The Reserve Bank of India (RBI) has declined to provide any special dispensation to Air India for restructuring its debt under the scheme for sustainable structuring of stressed assets (S4A), two people aware of the development told FE. According to one of the sources, the national carrier had requested RBI to allow banks treat a majority of its debt as sustainable since they were loans guaranteed by the government. “The RBI has denied its request and we believe it is because the central bank does not want other public sector enterprises to line up with similar demands,” he said.
According to a senior official of Air India, the airline, at the moment, is not looking for an S4A recast and hence the central bank’s decision is not that significant.
While efforts have been made to revive the airline, Air India has not reported a profit in at least a decade; in 2015-16 it posted an operating profit of R105 crore and reduced its net loss to Rs 3,837 crore compared to Rs 5,859 crore in FY 14-15. In February, a consortium of lenders had shelved the airline’s proposal to recast Rs 9,000 crore of long term loans by converting half the amount into equity. The national carrier owes banks a whopping Rs 46,000 crore and had asked that some of this be swapped for equity.
In the first nine months (April to December) of FY17 the full service carrier increased its passenger revenues by just 2.85% year-on-year but reported a jump of 60% y-o-y rise in EBITDAR (earnings before interest, tax, depreciation, amortisation and rentals) to Rs 3,412 crore during the same period.

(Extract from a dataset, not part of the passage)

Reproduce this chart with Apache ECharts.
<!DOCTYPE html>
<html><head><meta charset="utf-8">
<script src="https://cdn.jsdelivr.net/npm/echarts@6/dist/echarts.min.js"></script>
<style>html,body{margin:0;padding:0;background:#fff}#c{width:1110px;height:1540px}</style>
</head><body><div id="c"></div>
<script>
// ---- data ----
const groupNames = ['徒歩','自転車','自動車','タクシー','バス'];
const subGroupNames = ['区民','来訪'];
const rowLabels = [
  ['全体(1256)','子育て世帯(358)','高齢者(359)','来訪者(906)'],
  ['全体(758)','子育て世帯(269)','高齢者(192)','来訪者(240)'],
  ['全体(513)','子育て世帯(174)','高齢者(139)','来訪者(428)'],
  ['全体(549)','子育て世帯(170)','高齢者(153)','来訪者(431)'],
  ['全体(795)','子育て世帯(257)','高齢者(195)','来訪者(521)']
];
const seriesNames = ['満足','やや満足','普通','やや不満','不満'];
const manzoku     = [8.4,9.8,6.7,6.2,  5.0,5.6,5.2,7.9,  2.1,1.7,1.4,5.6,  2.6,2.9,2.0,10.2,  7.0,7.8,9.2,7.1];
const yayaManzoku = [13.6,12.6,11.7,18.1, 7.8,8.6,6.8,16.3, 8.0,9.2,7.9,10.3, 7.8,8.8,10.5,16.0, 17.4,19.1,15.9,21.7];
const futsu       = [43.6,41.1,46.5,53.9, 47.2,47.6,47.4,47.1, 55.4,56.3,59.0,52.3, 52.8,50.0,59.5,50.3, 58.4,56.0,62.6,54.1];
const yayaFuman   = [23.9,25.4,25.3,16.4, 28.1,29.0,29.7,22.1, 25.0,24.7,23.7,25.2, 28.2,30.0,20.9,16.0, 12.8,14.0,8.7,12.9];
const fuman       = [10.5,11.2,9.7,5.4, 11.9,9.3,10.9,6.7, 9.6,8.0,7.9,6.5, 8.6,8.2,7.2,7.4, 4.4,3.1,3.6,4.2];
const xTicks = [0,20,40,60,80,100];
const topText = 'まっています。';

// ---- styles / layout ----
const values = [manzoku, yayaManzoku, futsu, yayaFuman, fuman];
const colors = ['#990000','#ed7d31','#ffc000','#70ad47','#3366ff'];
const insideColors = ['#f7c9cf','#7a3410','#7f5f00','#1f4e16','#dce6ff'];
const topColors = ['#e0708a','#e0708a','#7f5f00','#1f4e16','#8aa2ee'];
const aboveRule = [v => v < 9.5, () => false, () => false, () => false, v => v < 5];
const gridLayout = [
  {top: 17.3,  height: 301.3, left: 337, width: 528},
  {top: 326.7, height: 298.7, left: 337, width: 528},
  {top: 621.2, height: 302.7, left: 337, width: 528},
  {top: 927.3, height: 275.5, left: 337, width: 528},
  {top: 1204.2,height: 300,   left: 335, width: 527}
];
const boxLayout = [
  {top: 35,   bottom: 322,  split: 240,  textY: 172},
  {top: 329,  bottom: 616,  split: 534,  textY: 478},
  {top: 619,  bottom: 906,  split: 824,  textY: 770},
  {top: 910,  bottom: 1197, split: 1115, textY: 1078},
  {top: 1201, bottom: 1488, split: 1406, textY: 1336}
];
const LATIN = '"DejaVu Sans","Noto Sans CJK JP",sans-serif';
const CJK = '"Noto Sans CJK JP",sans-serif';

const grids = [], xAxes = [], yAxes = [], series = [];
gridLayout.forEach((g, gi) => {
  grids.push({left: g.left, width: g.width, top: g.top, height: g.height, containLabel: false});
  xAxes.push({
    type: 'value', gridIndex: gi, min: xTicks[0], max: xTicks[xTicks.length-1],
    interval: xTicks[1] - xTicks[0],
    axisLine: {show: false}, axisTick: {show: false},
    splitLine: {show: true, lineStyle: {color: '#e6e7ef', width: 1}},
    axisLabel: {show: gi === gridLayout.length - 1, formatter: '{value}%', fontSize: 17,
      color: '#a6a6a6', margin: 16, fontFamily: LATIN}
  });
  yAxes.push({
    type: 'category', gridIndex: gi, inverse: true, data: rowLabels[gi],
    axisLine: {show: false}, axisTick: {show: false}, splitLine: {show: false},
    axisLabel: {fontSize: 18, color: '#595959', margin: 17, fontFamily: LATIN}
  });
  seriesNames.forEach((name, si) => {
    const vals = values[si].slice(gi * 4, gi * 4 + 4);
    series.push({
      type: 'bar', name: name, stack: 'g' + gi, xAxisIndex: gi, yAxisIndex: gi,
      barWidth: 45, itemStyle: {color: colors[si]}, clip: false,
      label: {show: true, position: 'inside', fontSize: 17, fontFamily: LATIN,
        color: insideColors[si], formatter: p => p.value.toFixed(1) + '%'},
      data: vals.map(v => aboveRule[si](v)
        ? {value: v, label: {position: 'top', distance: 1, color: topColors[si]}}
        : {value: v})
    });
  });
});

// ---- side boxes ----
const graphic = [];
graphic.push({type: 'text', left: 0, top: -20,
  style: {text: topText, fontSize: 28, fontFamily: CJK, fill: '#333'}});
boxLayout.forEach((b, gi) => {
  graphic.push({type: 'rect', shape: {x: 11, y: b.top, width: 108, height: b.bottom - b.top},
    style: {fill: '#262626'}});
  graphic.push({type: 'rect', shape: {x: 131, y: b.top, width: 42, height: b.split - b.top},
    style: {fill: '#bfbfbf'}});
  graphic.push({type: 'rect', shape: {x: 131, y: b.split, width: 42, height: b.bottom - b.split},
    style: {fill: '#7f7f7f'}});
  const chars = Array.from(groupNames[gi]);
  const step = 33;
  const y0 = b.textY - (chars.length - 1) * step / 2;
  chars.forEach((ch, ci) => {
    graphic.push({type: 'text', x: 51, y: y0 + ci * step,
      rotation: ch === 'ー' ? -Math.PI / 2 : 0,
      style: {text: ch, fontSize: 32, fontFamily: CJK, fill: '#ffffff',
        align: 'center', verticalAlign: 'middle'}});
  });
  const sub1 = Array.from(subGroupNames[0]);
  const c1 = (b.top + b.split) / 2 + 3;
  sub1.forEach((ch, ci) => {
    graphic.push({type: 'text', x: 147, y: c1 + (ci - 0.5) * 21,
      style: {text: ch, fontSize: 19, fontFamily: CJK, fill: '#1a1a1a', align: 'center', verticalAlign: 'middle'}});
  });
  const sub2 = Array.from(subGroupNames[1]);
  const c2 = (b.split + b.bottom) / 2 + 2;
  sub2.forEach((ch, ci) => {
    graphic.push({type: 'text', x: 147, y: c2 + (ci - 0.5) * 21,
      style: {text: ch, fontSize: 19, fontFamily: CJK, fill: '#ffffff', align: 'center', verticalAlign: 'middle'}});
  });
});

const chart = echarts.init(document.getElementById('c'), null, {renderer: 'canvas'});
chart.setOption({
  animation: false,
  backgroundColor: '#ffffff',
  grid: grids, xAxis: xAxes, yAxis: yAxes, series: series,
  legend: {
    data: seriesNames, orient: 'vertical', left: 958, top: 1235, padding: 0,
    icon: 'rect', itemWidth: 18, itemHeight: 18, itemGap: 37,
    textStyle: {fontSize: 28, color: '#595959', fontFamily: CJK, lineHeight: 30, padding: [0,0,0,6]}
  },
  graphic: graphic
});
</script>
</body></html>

The ministry of civil aviation (MoCA) has been actively exploring ways to reduce the national carrier’s debt and has been satisfied with the improvement in operational parameters in the last two years. Accumulated losses at the end of March, 2015 were at Rs 37,386 crore, more than 50% of its net worth at the time. The carrier’s annual interest outgo is around Rs 4,500 crore. In the three months to June, 2016, Air India reported an operational loss of Rs 246.14 crore against a profit target of Rs 87.28 crore. Since then yields have been under pressure in a very competitive environment while the cost of aviation turbine fuel has risen driving up costs.

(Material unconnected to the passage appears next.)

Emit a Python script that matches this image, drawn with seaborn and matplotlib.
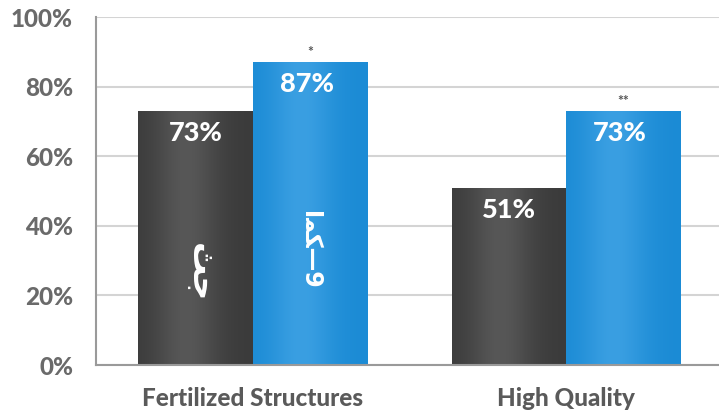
import numpy as np
import pandas as pd
import matplotlib
matplotlib.use("Agg")
import matplotlib.pyplot as plt
import seaborn as sns
from matplotlib.ticker import FuncFormatter, FixedLocator

# Data
categories = ["Fertilized Structures", "High Quality"]
groups = ["ﺚﺟ", "ﺍﻤﻜ—9"]
dark_values = [73, 51]
blue_values = [87, 73]
significance = ["*", "**"]
y_ticks = [0, 20, 40, 60, 80, 100]

colors = {groups[0]: "#434343", groups[1]: "#1f8fd8"}

df = pd.DataFrame({
    "category": categories * 2,
    "group": [groups[0]] * len(categories) + [groups[1]] * len(categories),
    "value": dark_values + blue_values,
})

sns.set_theme(style="white")
plt.rcParams["font.family"] = ["Lato", "DejaVu Sans"]

fig = plt.figure(figsize=(7.19, 4.13), dpi=100)
ax = fig.add_axes([0.1335, 0.116, 0.872, 0.8426])

sns.barplot(data=df, x="category", y="value", hue="group", order=categories,
            hue_order=groups, palette=colors, width=0.73, saturation=1,
            linewidth=0, legend=False, ax=ax)

ax.set_xlim(-0.5, 1.5)
ax.set_ylim(0, 100)

# Soft vertical shading on each bar
def shade(patch, base, light):
    x0, y0 = patch.get_x(), patch.get_y()
    w, h = patch.get_width(), patch.get_height()
    t = np.linspace(0, 1, 64)
    prof = np.exp(-((t - 0.42) / 0.28) ** 2)
    b = np.array(matplotlib.colors.to_rgb(base))
    l = np.array(matplotlib.colors.to_rgb(light))
    row = b[None, :] + (l - b)[None, :] * prof[:, None]
    img = ax.imshow(row[None, :, :], extent=[x0, x0 + w, y0, y0 + h],
                    aspect="auto", zorder=patch.get_zorder() + 0.1,
                    interpolation="bilinear")
    img.set_clip_path(patch)

bars = [p for p in ax.patches if p.get_height() > 0]
for p in bars:
    fc = matplotlib.colors.to_hex(p.get_facecolor())
    if fc == colors[groups[0]]:
        shade(p, "#3b3b3b", "#575757")
    else:
        shade(p, "#1b8bd5", "#3a9fe2")
ax.set_xlim(-0.5, 1.5)
ax.set_ylim(0, 100)

# Value labels, group labels and significance marks
dark_bars = sorted([p for p in bars if matplotlib.colors.to_hex(p.get_facecolor()) == colors[groups[0]]],
                   key=lambda p: p.get_x())
blue_bars = sorted([p for p in bars if matplotlib.colors.to_hex(p.get_facecolor()) == colors[groups[1]]],
                   key=lambda p: p.get_x())

label_kw = dict(ha="center", va="center", color="white", fontsize=19.5,
                fontweight="black", zorder=5)
for p, v in zip(dark_bars, dark_values):
    cx = p.get_x() + p.get_width() / 2
    ax.text(cx, v - 6.3, f"{v}%", **label_kw)
for p, v, s in zip(blue_bars, blue_values, significance):
    cx = p.get_x() + p.get_width() / 2
    ax.text(cx - 0.01, v - 6.3, f"{v}%", **label_kw)
    ax.text(cx, v + 3.0, s, ha="center", va="center", color="#555555",
            fontsize=10, fontweight="bold", zorder=5)

ax.text(dark_bars[0].get_x() + dark_bars[0].get_width() / 2 + 0.015, 26.5, groups[0],
        rotation=-90, ha="center", va="center", color="white", fontsize=24,
        fontweight="bold", family=["DejaVu Sans"], zorder=5)
ax.text(blue_bars[0].get_x() + blue_bars[0].get_width() / 2, 33, groups[1],
        rotation=-90, ha="center", va="center", color="white", fontsize=17,
        fontweight="bold", family=["DejaVu Sans"], zorder=5)

# Axes styling
ax.yaxis.set_major_locator(FixedLocator(y_ticks))
ax.yaxis.set_major_formatter(FuncFormatter(lambda v, _: f"{v:.0f}%"))
ax.grid(axis="y", color="#d4d4d4", linewidth=1.5, zorder=0)
ax.set_axisbelow(True)
ax.tick_params(axis="y", length=6.5, width=1.5, color="#d4d4d4", pad=10,
               labelsize=17.5, labelcolor="#6a6a6a")
for lab in ax.get_yticklabels():
    lab.set_fontweight("black")

ax.set_xticks([0, 1])
ax.set_xticklabels(categories, fontsize=17.5, fontweight="black", color="#5a5a5a")
ax.tick_params(axis="x", length=0, pad=15.5)
ax.set_xticks([-0.5, 0.5], minor=True)
ax.tick_params(axis="x", which="minor", length=4.5, width=1.2, color="#b0b0b0")

for side in ["top", "right"]:
    ax.spines[side].set_visible(False)
for side in ["left", "bottom"]:
    ax.spines[side].set_color("#9a9a9a")
    ax.spines[side].set_linewidth(1.5)
ax.set_xlabel("")
ax.set_ylabel("")

fig.savefig("out.png", dpi=100)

The S4A scheme has been viewed as an improvement over the strategic debt restructuring (SDR) plan since the promoters remain with the firm; the SDR envisaged bringing in a new set of promoters. The S4A scheme is also more lenient since bankers can take an effective haircut of 50%.The turnaround plan (TAP) projects an operating profit of Rs 1,086 crore in 2016-17 on revenues of Rs 22,206 crore and a net loss of Rs 1,989 crore. The airline needs to repay Rs 14,000 crore worth of aircraft-related debt by 2020-21; it has repaid a part of its short-term borrowings with proceeds from the sale and lease back of the wide-body Dreamliner aircraft.